Как мы увидим в следующем томе, слухи о вольготной жизни Бакунина то на Кавказе, то в Шлиссельбурге на квартире коменданта дали материал его врагам для нового клеветнического похода.

No 549. - Письмо родным,





4 февраля 1852 [года.] [Петропавловская крепость.]

Добрые родители, милые сестры и братья, вы не знаете, какое благодеянье для меня ваши письма; они отогревают, животворят меня.

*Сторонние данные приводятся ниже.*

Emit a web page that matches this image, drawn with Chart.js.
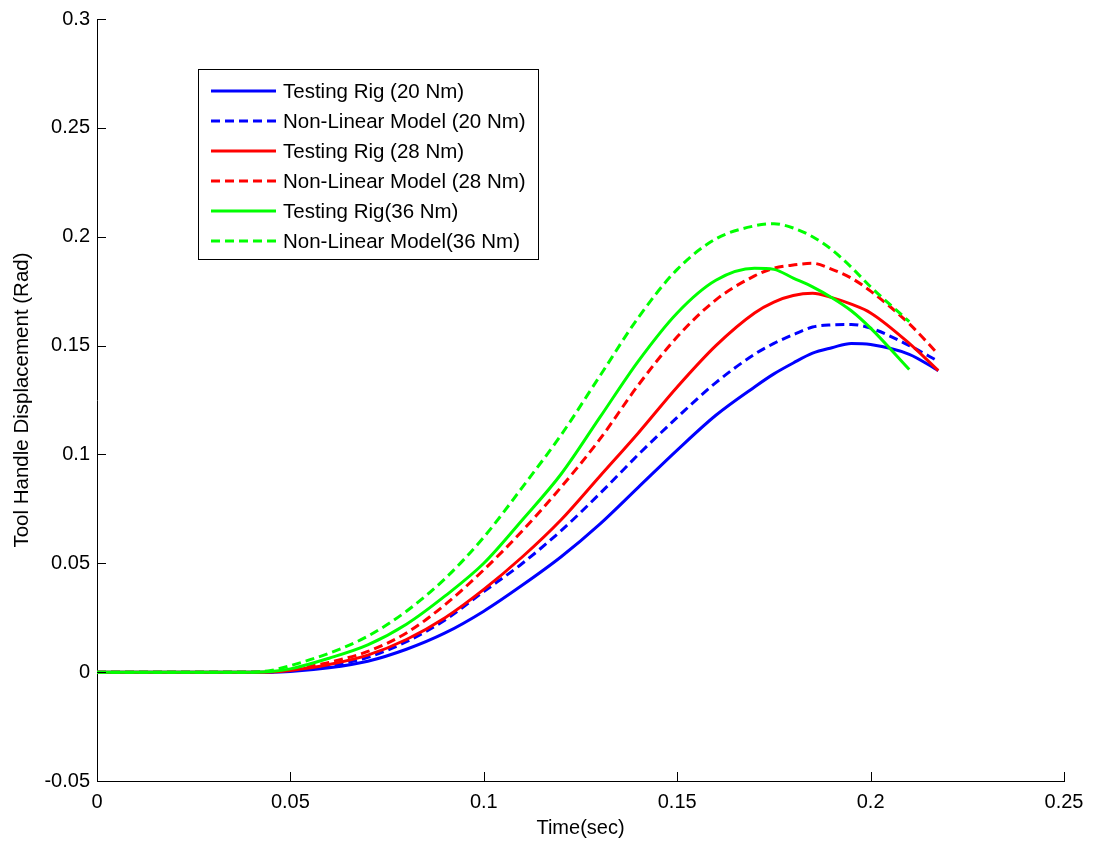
<!DOCTYPE html>
<html>
<head>
<meta charset="utf-8">
<script src="https://cdn.jsdelivr.net/npm/chart.js@4.4.1/dist/chart.umd.min.js"></script>
<style>
  html, body { margin: 0; padding: 0; background: #fff; }
  #wrap { width: 1093px; height: 846px; position: relative; }
</style>
</head>
<body>
<div id="wrap"><canvas id="torqueChart"></canvas></div>
<script>
// Time samples (sec) shared by all curves
const timeSec = [0, 0.04, 0.045, 0.05, 0.06, 0.07, 0.08, 0.09, 0.10, 0.11, 0.12, 0.13, 0.14, 0.15, 0.16, 0.17, 0.175, 0.18, 0.185, 0.19, 0.195, 0.20, 0.21, 0.2175];

// Tool handle displacement (rad)
const rig20   = [0, 0, 0, 0.0003, 0.002, 0.005, 0.0105, 0.018, 0.028, 0.040, 0.053, 0.068, 0.085, 0.102, 0.118, 0.131, 0.137, 0.142, 0.1465, 0.149, 0.151, 0.1505, 0.146, 0.1385];
const model20 = [0, 0, 0.0001, 0.0006, 0.0028, 0.0068, 0.014, 0.024, 0.037, 0.050, 0.065, 0.082, 0.100, 0.117, 0.133, 0.146, 0.151, 0.155, 0.1585, 0.1595, 0.1597, 0.158, 0.150, 0.1428];
const rig28   = [0, 0, 0.0001, 0.0008, 0.0035, 0.0078, 0.015, 0.025, 0.038, 0.053, 0.070, 0.090, 0.110, 0.131, 0.150, 0.165, 0.170, 0.173, 0.174, 0.172, 0.169, 0.165, 0.151, 0.1385];
const model28 = [0, 0, 0.0003, 0.0012, 0.0045, 0.0095, 0.018, 0.031, 0.047, 0.065, 0.085, 0.107, 0.132, 0.154, 0.171, 0.182, 0.1855, 0.187, 0.1878, 0.185, 0.181, 0.175, 0.160, 0.146];
const rig36   = [0, 0, 0.0003, 0.0015, 0.0064, 0.0125, 0.022, 0.035, 0.050, 0.070, 0.091, 0.117, 0.143, 0.165, 0.180, 0.1855, 0.185, 0.181, 0.177, 0.172, 0.166, 0.158, 0.139, null];
const model36 = [0, 0, 0.0008, 0.003, 0.0087, 0.0165, 0.028, 0.043, 0.062, 0.085, 0.109, 0.136, 0.163, 0.185, 0.199, 0.205, 0.206, 0.204, 0.200, 0.194, 0.186, 0.177, 0.161, null];

const seriesLabels = ['Testing Rig (20 Nm)', 'Non-Linear Model (20 Nm)', 'Testing Rig (28 Nm)', 'Non-Linear Model (28 Nm)', 'Testing Rig(36 Nm)', 'Non-Linear Model(36 Nm)'];
const xTicks = [0, 0.05, 0.1, 0.15, 0.2, 0.25];
const yTicks = [-0.05, 0, 0.05, 0.1, 0.15, 0.2, 0.25, 0.3];

const FONT = 'Liberation Sans, Arial, Helvetica, sans-serif';
const DASH = [9, 5];
const LINE_W = 3;

function makeSet(i, values, color, dashed) {
  return {
    label: seriesLabels[i],
    data: values.map((v, k) => ({ x: timeSec[k], y: v })),
    borderColor: color,
    borderWidth: LINE_W,
    borderDash: dashed ? DASH : [],
    pointRadius: 0,
    fill: false,
    cubicInterpolationMode: 'monotone',
    spanGaps: false,
    order: 6 - i
  };
}

// Inward tick marks like MATLAB axes
const inwardTicks = {
  id: 'inwardTicks',
  afterDatasetsDraw(chart) {
    const { ctx, chartArea, scales } = chart;
    ctx.save();
    ctx.strokeStyle = '#000';
    ctx.lineWidth = 1;
    ctx.beginPath();
    xTicks.forEach(v => {
      const px = Math.round(scales.x.getPixelForValue(v)) + 0.5;
      ctx.moveTo(px, chartArea.bottom);
      ctx.lineTo(px, chartArea.bottom - 9);
    });
    yTicks.forEach(v => {
      const py = Math.round(scales.y.getPixelForValue(v)) + 0.5;
      ctx.moveTo(chartArea.left, py);
      ctx.lineTo(chartArea.left + 9, py);
    });
    ctx.stroke();
    ctx.restore();
  }
};

// Boxed legend inside the plot, upper left
const boxLegend = {
  id: 'boxLegend',
  afterDraw(chart) {
    const { ctx, chartArea } = chart;
    const x0 = chartArea.left + 101, y0 = chartArea.top + 50;
    const w = 340, h = 190;
    ctx.save();
    ctx.fillStyle = '#fff';
    ctx.fillRect(x0, y0, w, h);
    ctx.strokeStyle = '#000';
    ctx.lineWidth = 1;
    ctx.strokeRect(x0 + 0.5, y0 + 0.5, w, h);
    ctx.font = '20.5px ' + FONT;
    ctx.textBaseline = 'middle';
    ctx.fillStyle = '#000';
    chart.data.datasets.forEach((ds, i) => {
      const y = y0 + 22 + i * 30;
      ctx.beginPath();
      ctx.strokeStyle = ds.borderColor;
      ctx.lineWidth = LINE_W;
      ctx.setLineDash(ds.borderDash);
      ctx.moveTo(x0 + 13, y);
      ctx.lineTo(x0 + 78, y);
      ctx.stroke();
      ctx.setLineDash([]);
      ctx.fillText(ds.label, x0 + 85, y + 1);
    });
    ctx.restore();
  }
};

function fmt(v) {
  return String(Number(v.toFixed(3)));
}

new Chart(document.getElementById('torqueChart'), {
  type: 'line',
  data: {
    datasets: [
      makeSet(0, rig20, '#0000ff', false),
      makeSet(1, model20, '#0000ff', true),
      makeSet(2, rig28, '#ff0000', false),
      makeSet(3, model28, '#ff0000', true),
      makeSet(4, rig36, '#00ff00', false),
      makeSet(5, model36, '#00ff00', true)
    ]
  },
  options: {
    responsive: true,
    maintainAspectRatio: false,
    animation: false,
    layout: { padding: { left: 0, right: 29, top: 17, bottom: 0 } },
    plugins: {
      legend: { display: false },
      tooltip: { enabled: false }
    },
    scales: {
      x: {
        type: 'linear',
        min: 0,
        max: 0.25,
        afterFit: (s) => { s.height = 65; },
        afterBuildTicks: (s) => { s.ticks = xTicks.map(v => ({ value: v })); },
        grid: { display: false, drawTicks: false },
        border: { display: true, color: '#000', width: 1 },
        ticks: { color: '#000', padding: 9, font: { family: FONT, size: 20 }, callback: fmt, maxRotation: 0 },
        title: { display: true, text: 'Time(sec)', color: '#000', font: { family: FONT, size: 20 }, padding: { top: 0, bottom: 6 } }
      },
      y: {
        type: 'linear',
        min: -0.05,
        max: 0.3,
        afterFit: (s) => { s.width = 97; },
        afterBuildTicks: (s) => { s.ticks = yTicks.map(v => ({ value: v })); },
        grid: { display: false, drawTicks: false },
        border: { display: true, color: '#000', width: 1 },
        ticks: { color: '#000', padding: 7, font: { family: FONT, size: 20 }, callback: fmt },
        title: { display: true, text: 'Tool Handle Displacement (Rad)', color: '#000', font: { family: FONT, size: 20.5 }, padding: { top: 10, bottom: 0 } }
      }
    }
  },
  plugins: [inwardTicks, boxLegend]
});
</script>
</body>
</html>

Бедный, бедный Николай, бедная Анна! 1 Милый брат, я не буду стараться утешить тебя; против смерти нет лекарства и нет утешенья: вера... надежда... а больше и вернее всего любовь, любовь оставшихся, которая растет и разжигается со всяким новым требованием от нее; время только притупляет, а не уничтожает горе, но вместе оно притупляет также и живость чувств в человеке, а потому время не есть утешенье. Но любовь наша окружает, обнимает и поддержат тебя; она откроет тебе новую цель, новое поле для действия и возвратит тебе новую охоту к жизни; ты нужен так многим, тебя столько любят, ты - главная опора нашего семейства; ты свободен, силен, можешь быть полезен, можешь действовать, и потому я за тебя спокоен. Ты легко поверишь мне, когда я скажу, что я охотно отдал бы свою бесполезную жизнь, если бы мог выкупить ею жизнь твоего сына. Теперь ты должен вдвойне любить Анну (Отсюда до конца абзаца по-французски в оригинале.): в жизни-как на войне: чем больше теряешь соратников, тем теснее приходится смыкать ряды, не смущаясь неприятельскими пулями.

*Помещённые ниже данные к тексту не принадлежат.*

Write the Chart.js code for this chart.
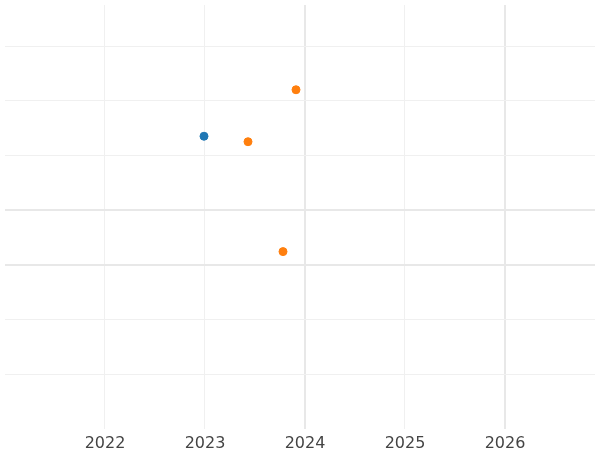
<!DOCTYPE html>
<html>
<head>
<meta charset="utf-8">
<script src="https://cdn.jsdelivr.net/npm/chart.js@4"></script>
<style>
  html, body { margin: 0; padding: 0; background: #fff; }
  #wrap { width: 600px; height: 450px; }
</style>
</head>
<body>
<div id="wrap"><canvas id="c"></canvas></div>
<script>
const xTicks = [2022, 2023, 2024, 2025, 2026];
const blueX = [2022.99];
const blueY = [5.35];
const orangeX = [2023.43, 2023.91, 2023.78];
const orangeY = [5.25, 6.2, 3.24];

const toPoints = (xs, ys) => xs.map((x, i) => ({ x, y: ys[i] }));
const strong = new Set([2024, 2026, 3, 4]);

new Chart(document.getElementById("c"), {
  type: "scatter",
  data: {
    datasets: [
      { data: toPoints(blueX, blueY), backgroundColor: "#1f77b4", borderColor: "#1f77b4", pointRadius: 4 },
      { data: toPoints(orangeX, orangeY), backgroundColor: "#ff7f0e", borderColor: "#ff7f0e", pointRadius: 4 },
    ],
  },
  options: {
    responsive: true,
    maintainAspectRatio: false,
    animation: false,
    layout: { padding: { left: -5, right: -5, top: -5, bottom: -8 } },
    plugins: { legend: { display: false }, tooltip: { enabled: false } },
    scales: {
      x: {
        type: "linear",
        min: 2021.0,
        max: 2026.9,
        afterBuildTicks: (axis) => { axis.ticks = xTicks.map((v) => ({ value: v })); },
        border: { display: false },
        grid: {
          drawTicks: false,
          color: (ctx) => (strong.has(ctx.tick && ctx.tick.value) ? "#e8e8e8" : "#f0f0f0"),
          lineWidth: (ctx) => (strong.has(ctx.tick && ctx.tick.value) ? 2 : 1),
        },
        ticks: {
          padding: 5,
          color: "#444",
          font: { family: "DejaVu Sans", size: 16 },
          callback: (v) => String(v),
        },
      },
      y: {
        min: 0,
        max: 7.75,
        afterBuildTicks: (axis) => { axis.ticks = [1, 2, 3, 4, 5, 6, 7].map((v) => ({ value: v })); },
        border: { display: false },
        grid: {
          drawTicks: false,
          color: (ctx) => (strong.has(ctx.tick && ctx.tick.value) ? "#e8e8e8" : "#f0f0f0"),
          lineWidth: (ctx) => (strong.has(ctx.tick && ctx.tick.value) ? 2 : 1),
        },
        ticks: { display: false },
      },
    },
  },
});
</script>
</body>
</html>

Теперь обращаюсь к Вам, моя милая новая сестра, и начинаю с того, что без всяких околичностей обнимаю и целую Вас от всей души как новый брат и новый друг. Вы вошли в семейство, милая Лиза2, не богатое и не блестящее, но в котором зато царствует, как Вы сами видите, тесная, неразрывная, горячая, искренняя любовь, а с этим сокровищем Вы будете счастливы (Отсюда по-французски в оригинале.). Знаете ли Вы, как все Вас уже любят? Если бы Вы прочли письма маменьки, Вариньки и Татьяны, Вы сами были бы убеждены в том, что Вы-прекрасный ангел, сошедший с небес для счастья человечества; одаренная высшими достоинствами.

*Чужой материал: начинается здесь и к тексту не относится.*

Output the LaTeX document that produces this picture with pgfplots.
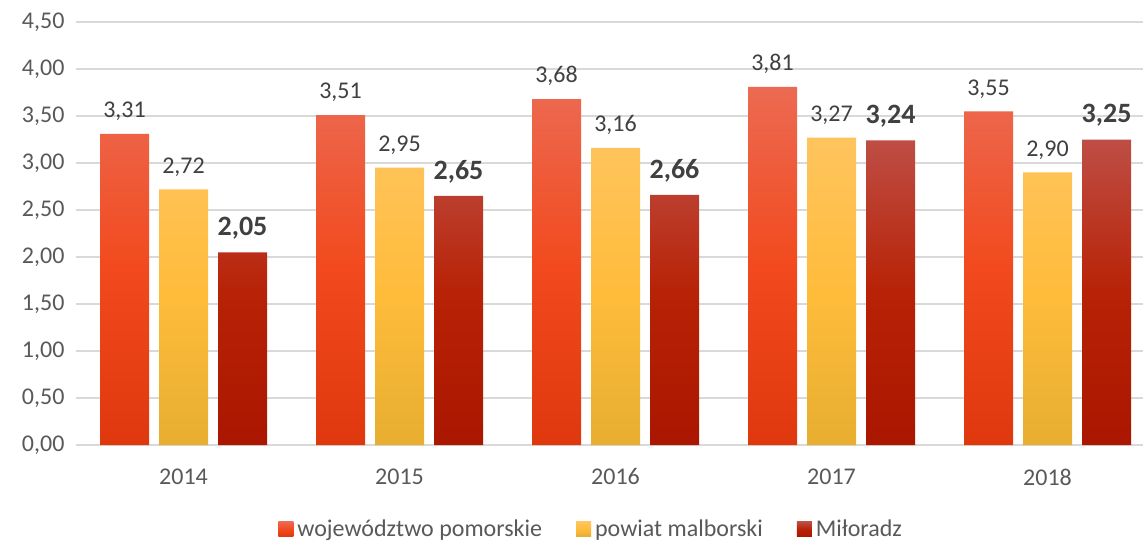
\documentclass[border=0pt]{standalone}
\usepackage{fontspec}
\setmainfont{Carlito}
\usepackage{pgfplots}
\pgfplotsset{compat=1.18}

\definecolor{rA}{HTML}{EC6A52}
\definecolor{rB}{HTML}{F24A1E}
\definecolor{rC}{HTML}{E0380E}
\definecolor{yA}{HTML}{FFC45E}
\definecolor{yB}{HTML}{FFBC3B}
\definecolor{yC}{HTML}{E7AE30}
\definecolor{dA}{HTML}{BE4E45}
\definecolor{dB}{HTML}{B82206}
\definecolor{dC}{HTML}{AA1600}
\definecolor{txt}{HTML}{595959}
\definecolor{lab}{HTML}{404040}

\begin{document}
\begin{tikzpicture}
\useasboundingbox (-37.75pt,-48pt) rectangle (533.75pt,222.5pt);
\begin{axis}[
    scale only axis,
    width=533.75pt, height=211.5pt,
    ybar=5pt, bar width=24.5pt,
    xmin=-0.5, xmax=4.442,
    ymin=0, ymax=4.5,
    ytick={0,0.5,...,4.5},
    xtick={0,1,2,3,4},
    xticklabels={2014,2015,2016,2017,2018},
    /pgf/number format/.cd, use comma, fixed, fixed zerofill, precision=2,
      assume math mode=true,
    /pgfplots/.cd,
    ymajorgrids,
    major grid style={color=black!15, line width=0.8pt},
    axis line style={draw=none},
    tick style={draw=none},
    tick label style={font=\fontsize{12}{14}\selectfont, text=txt},
    xticklabel style={yshift=-4pt},
    yticklabel style={xshift=-2pt},
    nodes near coords,
    nodes near coords style={font=\fontsize{12}{14}\selectfont, text=lab, yshift=3pt},
    legend style={at={(0.484,-0.2)}, anchor=center, draw=none,
      legend columns=-1, font=\fontsize{12}{14}\selectfont, text=txt,
      /tikz/every even column/.append style={column sep=15pt}},
    legend image code/.code={\path[#1,draw=none] (0pt,-3.5pt) rectangle (7.5pt,4pt);},
  ]
  \addplot[draw=none, top color=rA, bottom color=rC, middle color=rB]
    coordinates {(0,3.31) (1,3.51) (2,3.68) (3,3.81) (4,3.55)};
  \addplot[draw=none, top color=yA, bottom color=yC, middle color=yB]
    coordinates {(0,2.72) (1,2.95) (2,3.16) (3,3.27) (4,2.90)};
  \addplot[draw=none, top color=dA, bottom color=dC, middle color=dB,
    nodes near coords style={font=\fontsize{14}{16}\selectfont\bfseries}]
    coordinates {(0,2.05) (1,2.65) (2,2.66) (3,3.24) (4,3.25)};
  \legend{województwo pomorskie, powiat malborski, Miłoradz}
\end{axis}
\end{tikzpicture}
\end{document}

Вы принесли нашей семье новый элемент счастья, любви и радости; будьте же тысячу раз благословенны, милая добрая сестра, будьте счастливы, как Вы того заслуживаете. Что касается меня, то я намерен последовать хорошему примеру папеньки, который, кик говорят, немножко за Вами ухаживает, а посему покорнейше прошу Вас, сударыня, включить меня в список Ваших поклонников. И уж не знаю, что сказать, если мы вдвоем не сумеем окончательно закопать Александра: папенька потому, что, принадлежа к славному веку, он сохранил все ценные традиции истинной галантности, у меня же за неимением других заслуг будет тот плюс, что я буду отсутствовать. Я нахожусь в довольно романтическом, хотя, по правде сказать, весьма скучном положении, скучном, как все романтическое; но главное-на моей стороне будет огромное преимущество оставаться для Вас совершенно незнакомым, что, сообщив свободный полет Вашему несомненно благородному воображению, позволит Вам наделить меня всеми положительными качествами, у меня не имеющимися, без всякого для меня риска когда-либо разочаровать Вас, - драгоценное право, каким, надеюсь, Вы не преминете воспользоваться, ибо чем более блестящ поклонник, тем больше чести он приносит предмету своего поклонения. Мне нарисовали такой живой Ваш портрет, дорогая сестрица, что мне кажется, будто я Вас уже знаю, и уже люблю Вас всем сердцем. Вы осчастливите Александра, так как миссия ангелов заключается в доставлении счастья, а он никогда не перестанет Вас любить и уважать. Наряду с многими превосходными качествами у него, говорят, имеется один маленький недостаток, недостаток, который я поистине не очень-то вправе осуждать, ибо во мне он в свое время был очень большим, и, бог весть, не я ли и оставил ему это печальное наследство: говорят, что он несколько влюблен в немецкую метафизику. Как видите, это - соперница, но по моему не очень-то опасная, ибо нужно было бы действительно быть безумцем, чтобы предаваться гегелианским абстракциям и категориям, имея подле себя такую очаровательную реальность, реальность с большими изумрудными очами, как весьма поэтически выражается моя сестра Татьяна. Что же касается меня, то все, что я приобрел от продолжительного изучения философии, это - глубокое отвращение ко всему абстрактному, и мои философские мечтания закончились не в сладкой области любви, а в узкой тюремной камере (Дальше по-русски в оригинале.).